Me, too. And part 2.




Steven

Nanoose
01-24-2014, 09:43 PM
Sun came out today. Blue sky, so I had the top down on the Beamer to and from work.

You were saying? ;)

So sorry for your hellish day, Kat. :(

seanz
01-24-2014, 09:50 PM
Great story telling, Kat.

BTW--do tractors have "safety lanyards" like powerboats--you know, a kill switch or deadman of some sort? Crank and no start is often simply a problem with that circuit.

Kevin

Seat cut-out?

jack grebe
01-24-2014, 09:52 PM
Sun came out today. Blue sky, so I had the top down on the Beamer to and from work.

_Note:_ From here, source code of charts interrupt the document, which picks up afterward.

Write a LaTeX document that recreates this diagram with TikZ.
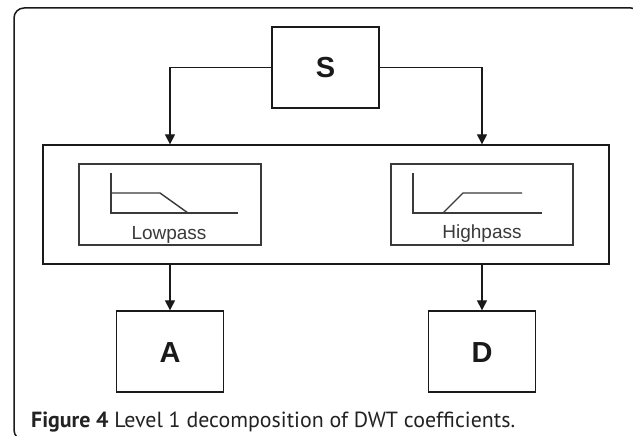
\documentclass[tikz,border=0pt]{standalone}
\usepackage{fontspec}
\setmainfont{Liberation Sans}
\newfontfamily\capfont{PT Sans}
\usetikzlibrary{arrows.meta}
\definecolor{ink}{HTML}{1A1A1A}
\definecolor{grayink}{HTML}{3A3A3A}
\definecolor{capink}{HTML}{222222}
\begin{document}
\begin{tikzpicture}[x=1pt,y=-1pt,
  letterbox/.style={draw=ink, line width=1.3pt, minimum width=107pt, minimum height=81pt,
    inner sep=0pt, font=\fontsize{29}{29}\selectfont\bfseries, text=ink,
    text height=21pt, text depth=0pt},
  filterbox/.style={draw=grayink, line width=1.4pt, minimum width=182pt, minimum height=81pt, inner sep=0pt},
  bigbox/.style={draw=ink, line width=1.3pt, minimum width=566pt, minimum height=119pt, inner sep=0pt},
  curve/.style={draw=grayink, line width=1.4pt},
  flabel/.style={font=\fontsize{19}{19}\selectfont, text=grayink, inner sep=0pt, anchor=base},
  arr/.style={draw=ink, line width=1.2pt, -{Triangle[width=10pt,length=10pt]}}
]
\useasboundingbox (0,0) rectangle (633,436);
\clip (0,0) rectangle (633,436);
\fill[white] (0,0) rectangle (633,436);
\draw[ink, line width=1.5pt, rounded corners=10pt] (14,8) rectangle (641,440);

\node[letterbox] (S) at (325.5,67.5) {S};
\node[bigbox] (big) at (326,204.5) {};
\node[filterbox] (low) at (170,204.5) {};
\node[filterbox] (high) at (482,204.5) {};
\node[letterbox] (A) at (170,351.5) {A};
\node[letterbox] (D) at (482,351.5) {D};

% lowpass response
\draw[curve] (111,173) -- (111,213) -- (238,213);
\draw[curve] (111,193) -- (160,193) -- (188,213);
\node[flabel] (lowtxt) at (169,239) {Lowpass};
% highpass response
\draw[curve] (413,173) -- (413,213) -- (542,213);
\draw[curve] (443,213) -- (463,193) -- (522,193);
\node[flabel] (hightxt) at (482,238) {Highpass};

% connectors
\draw[arr] (S.west) -| (low.north |- big.north);
\draw[arr] (S.east) -| (high.north |- big.north);
\draw[arr] (A.north |- big.south) -- (A.north);
\draw[arr] (D.north |- big.south) -- (D.north);

\node[anchor=base west, inner sep=0pt, text=capink] (cap) at (31,427)
  {\resizebox{484pt}{!}{\capfont\textbf{Figure 4} Level 1 decomposition of DWT coefficients.}};
\end{tikzpicture}
\end{document}
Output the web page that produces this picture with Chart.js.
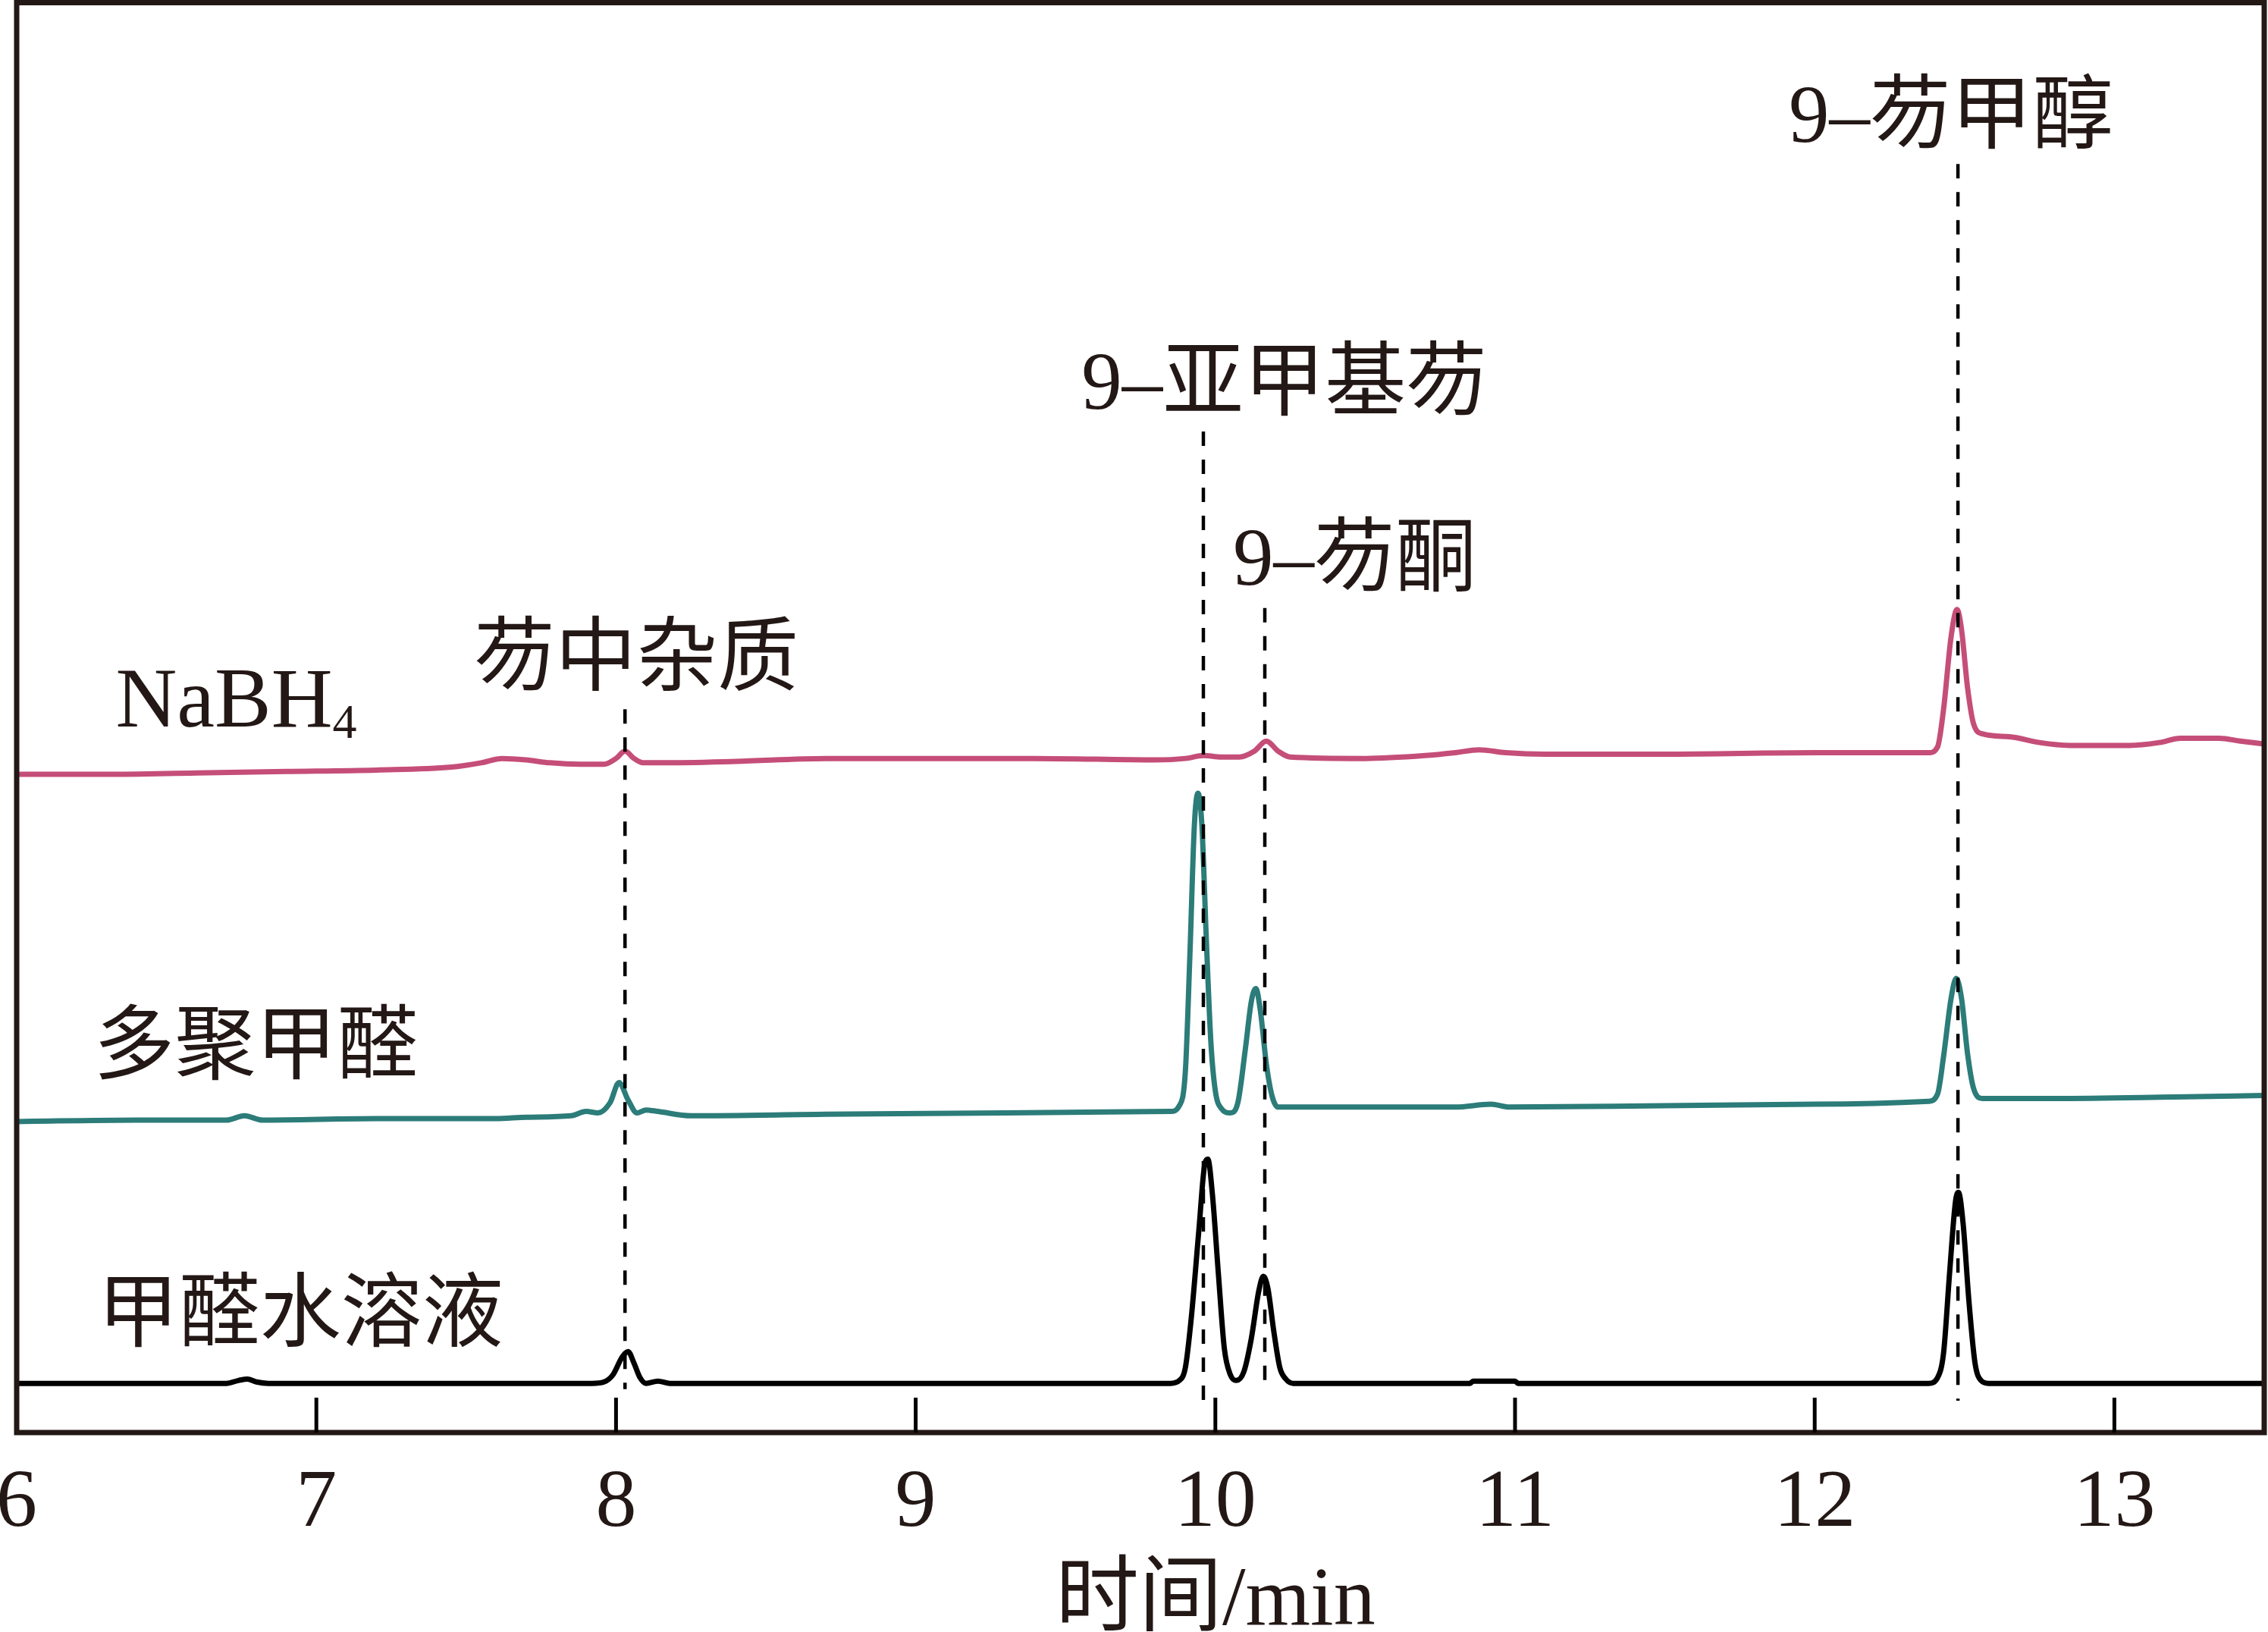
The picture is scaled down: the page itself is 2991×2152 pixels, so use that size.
<!DOCTYPE html>
<html><head><meta charset="utf-8">
<script src="https://cdn.jsdelivr.net/npm/chart.js@4.4.1/dist/chart.umd.min.js"></script>
<style>html,body{margin:0;padding:0;background:#fff;}#wrap{width:2991px;height:2152px;position:relative;}</style>
</head><body><div id="wrap"><canvas id="c"></canvas></div>
<script>
// x axis
const xTickValues = [6, 7, 8, 9, 10, 11, 12, 13];
const xTickLabels = ['6', '7', '8', '9', '10', '11', '12', '13'];
const xTitle = '时间/min';

// series names
const seriesNames = ['NaBH', '多聚甲醛', '甲醛水溶液'];
const nabhSub = '4';

// peak names and retention times
const peakNames = ['芴中杂质', '9–亚甲基芴', '9–芴酮', '9–芴甲醇'];
const peakTimes = [8.03, 9.96, 10.165, 12.478];
const peakLineTop = [500, 692, 570, 877];
const peakLineBottom = [30, 15, 31, 22];

// [time (min), signal] pairs
const traceNaBH4 = [
 [6.00,455],[6.30,455],[6.60,456],[6.90,457],[7.20,458],[7.45,460],[7.55,463],[7.62,466],[7.70,465],
 [7.78,463],[7.88,462],[7.96,462],[8.00,466],[8.03,471],[8.06,466],[8.09,463],[8.15,463],[8.40,464],
 [8.70,466],[9.00,466],[9.40,466],[9.80,465],[9.90,466],[9.96,468],[10.02,467],[10.08,467],[10.13,471],
 [10.17,478],[10.21,471],[10.25,467],[10.50,466],[10.70,468],[10.80,470],[10.88,472],[10.97,470],
 [11.10,469],[11.50,469],[12.00,470],[12.38,470],[12.41,474],[12.43,500],[12.455,550],[12.475,569],
 [12.49,555],[12.51,515],[12.53,490],[12.56,483],[12.65,481],[12.75,477],[12.85,475],[13.05,475],
 [13.15,477],[13.22,480],[13.35,480],[13.42,478],[13.50,476]
];
const tracePoly = [
 [6.00,215],[6.40,216],[6.70,216],[6.76,219],[6.82,216],[7.20,217],[7.60,217],[7.70,218],[7.85,219],
 [7.90,222],[7.94,221],[7.98,228],[8.01,242],[8.04,230],[8.07,221],[8.10,223],[8.14,222],[8.25,219],
 [8.70,220],[9.30,221],[9.85,222],[9.88,226],[9.90,250],[9.915,330],[9.93,420],[9.942,442],[9.955,420],
 [9.97,340],[9.985,270],[10.00,236],[10.02,224],[10.05,221],[10.075,228],[10.10,265],[10.12,298],
 [10.135,307],[10.15,292],[10.17,255],[10.19,232],[10.21,225],[10.40,225],[10.80,225],[10.92,227],
 [10.98,225],[11.50,226],[12.00,227],[12.38,229],[12.41,234],[12.43,260],[12.455,300],[12.472,314],
 [12.49,300],[12.51,262],[12.53,238],[12.56,231],[12.80,231],[13.20,232],[13.50,233]
];
const traceAqueous = [
 [6.00,34],[6.70,34],[6.74,36],[6.77,37],[6.80,35],[6.84,34],[7.92,34],[7.96,35],[7.99,40],[8.02,52],
 [8.04,56],[8.06,48],[8.08,38],[8.10,34],[8.14,35.5],[8.18,34],[9.85,34],[9.88,36],[9.90,45],[9.92,80],
 [9.945,140],[9.965,186],[9.975,189],[9.99,165],[10.01,110],[10.03,58],[10.05,40],[10.07,36],[10.095,42],
 [10.12,65],[10.145,98],[10.16,108],[10.175,100],[10.195,70],[10.215,45],[10.235,37],[10.26,34],
 [10.85,34],[10.86,35.5],[11.00,35.5],[11.01,34],[12.38,34],[12.41,38],[12.43,55],[12.45,110],[12.47,160],
 [12.48,166],[12.495,145],[12.515,90],[12.535,48],[12.555,36],[12.58,34],[13.50,34]
];

const toPts = arr => arr.map(p => ({x: p[0], y: p[1]}));
const INK = '#231815';
const FONT_MIX = "'Liberation Serif', 'Noto Sans CJK SC', serif";

const traceStyle = (data, color) => ({
  data: toPts(data), borderColor: color, borderWidth: 7, pointRadius: 0,
  cubicInterpolationMode: 'monotone', borderJoinStyle: 'round', borderCapStyle: 'round', fill: false, order: 2
});

const datasets = [
  traceStyle(traceNaBH4, '#c54e78'),
  traceStyle(tracePoly, '#2c7c79'),
  traceStyle(traceAqueous, '#000000')
];
peakTimes.forEach((t, i) => {
  datasets.push({
    data: [{x: t, y: peakLineTop[i]}, {x: t, y: peakLineBottom[i]}],
    borderColor: '#000', borderWidth: 4.5, borderDash: [19, 18], pointRadius: 0, fill: false, order: 0
  });
});

// label placement (data coordinates)
const peakLabelPos = [[8.068, 517.7], [10.23, 708], [10.465, 586], [12.455, 892.5]];
const seriesLabelPos = [[6.33, 488], [6.256, 249], [6.27, 63.7]];

const decor = {
  id: 'decor',
  afterDatasetsDraw(chart) {
    const {ctx, chartArea: a, scales: {x, y}} = chart;
    ctx.save();
    ctx.strokeStyle = INK; ctx.lineWidth = 7;
    ctx.strokeRect(a.left, a.top, a.right - a.left, a.bottom - a.top);
    ctx.lineWidth = 5; ctx.strokeStyle = '#000';
    x.ticks.forEach(t => {
      const px = x.getPixelForValue(t.value);
      if (px <= a.left + 2 || px >= a.right - 2) return;
      ctx.beginPath(); ctx.moveTo(px, a.bottom); ctx.lineTo(px, a.bottom - 46); ctx.stroke();
    });
    ctx.fillStyle = INK;
    ctx.textBaseline = 'alphabetic';
    ctx.font = `107px ${FONT_MIX}`;
    ctx.textAlign = 'center';
    peakNames.forEach((s, i) => {
      ctx.fillText(s, x.getPixelForValue(peakLabelPos[i][0]), y.getPixelForValue(peakLabelPos[i][1]));
    });
    ctx.textAlign = 'left';
    seriesNames.forEach((s, i) => {
      const px = x.getPixelForValue(seriesLabelPos[i][0]);
      const py = y.getPixelForValue(seriesLabelPos[i][1]);
      if (i === 0) {
        ctx.font = "112px 'Liberation Serif', serif";
        ctx.fillText(s, px, py);
        const w = ctx.measureText(s).width;
        ctx.font = "64px 'Liberation Serif', serif";
        ctx.fillText(nabhSub, px + w, py + 15);
      } else {
        ctx.font = `107px ${FONT_MIX}`;
        ctx.fillText(s, px, py);
      }
    });
    ctx.font = `110px ${FONT_MIX}`;
    ctx.textAlign = 'center';
    ctx.fillText(xTitle, x.getPixelForValue(10), a.bottom + 253);
    ctx.restore();
  }
};

new Chart(document.getElementById('c'), {
  type: 'line',
  data: {datasets},
  options: {
    responsive: true, maintainAspectRatio: false, devicePixelRatio: 1, animation: false,
    layout: {padding: {left: 22, right: 5, top: 3.5, bottom: 0}},
    plugins: {legend: {display: false}, tooltip: {enabled: false}},
    elements: {line: {tension: 0}},
    scales: {
      x: {
        type: 'linear', min: 6, max: 13.5,
        afterBuildTicks: s => { s.ticks = xTickValues.map(v => ({value: v})); },
        afterFit: s => { s.height = 263; s.paddingLeft = 0; s.paddingRight = 0; },
        grid: {display: false, drawTicks: false},
        border: {display: false},
        ticks: {
          autoSkip: false, maxRotation: 0, minRotation: 0, padding: 41, color: INK,
          font: {family: "'Liberation Serif', serif", size: 108, lineHeight: 1},
          callback: (v) => xTickLabels[xTickValues.indexOf(v)]
        }
      },
      y: {type: 'linear', min: 0, max: 988.5, display: false}
    }
  },
  plugins: [decor]
});
</script></body></html>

If you every decide to become a snowbird Nanner, you will always have a tour guide down here.........

Nanoose
01-24-2014, 10:45 PM
Thanks, Jack!
But the in-laws were in FL for 20 years, so we've had our fill. Sure is flat there! ;)

jack grebe
01-24-2014, 10:53 PM
Thanks, Jack! Sure is flat there!

yep.....and warm.....:cool:

Concordia...41
01-24-2014, 11:36 PM
All kidding aside, I can't imagine. :(

One of the news stations carried a story out of Minnesota on frostbite. Folks occasionally speed along my road, but I'm not likely to get frostbite getting the mail. Geeze :(

S/V Laura Ellen
01-24-2014, 11:41 PM
...but I'm not likely to get frostbite getting the mail. Geeze :(

Not according to Lefty!:d

Concordia...41
01-24-2014, 11:51 PM
Not according to Lefty!:d

ROTFLMAO! I can still see him sitting here at my computer in the multiple layers of clothes and the stocking hat and gloves he had Carter FedEx to him :D :D

Breakaway
01-25-2014, 01:35 AM
Seat cut-out?

Sure. generally these are just a ground wire. If the wire gets loose, corrodes, whatever....its like someone isn't in the seat even when someone is.

kevin

Syed
01-25-2014, 08:13 AM
Bravo Katherine, in general it is all hubby's fault. I hope you did not forget something. |:)

Syed
01-25-2014, 12:10 PM
Seat cut-out?
http://img2.wfrcdn.com/lf/79/hash/5589/6715913/1/Shower%2BChair%2Bwith%2BCut-Out%2BSeat,%2BBack,%2Band%2BArms.jpg

Mrleft8
01-25-2014, 01:59 PM
All kidding aside, I can't imagine. :(

One of the news stations carried a story out of Minnesota on frostbite. Folks occasionally speed along my road, but I'm not likely to get frostbite getting the mail. Geeze :(

Well thanks for finally telling me about the electric blanket, the day I have to drive 30 hours straight back to the balmy shores of New England after sleeping in my overcoat for 3 weeks in St Frozenstine!....... BOSS! ;)
:rolleyes:
:D

seanz
01-25-2014, 02:19 PM
http://img2.wfrcdn.com/lf/79/hash/5589/6715913/1/Shower%2BChair%2Bwith%2BCut-Out%2BSeat,%2BBack,%2Band%2BArms.jpg

Ok, seat ignition cut-out. I don't think they spend that long on the tractor.


Laughing.
:D:D:D

Spin_Drift
01-26-2014, 12:28 PM
Great and entertaining story, Kat. That's a LOT to go through. Glad it's over and hopefully it won't happen again. What's your Honey doing leaving you alone in Hell this time of the year? Can't take the weather....(wink)??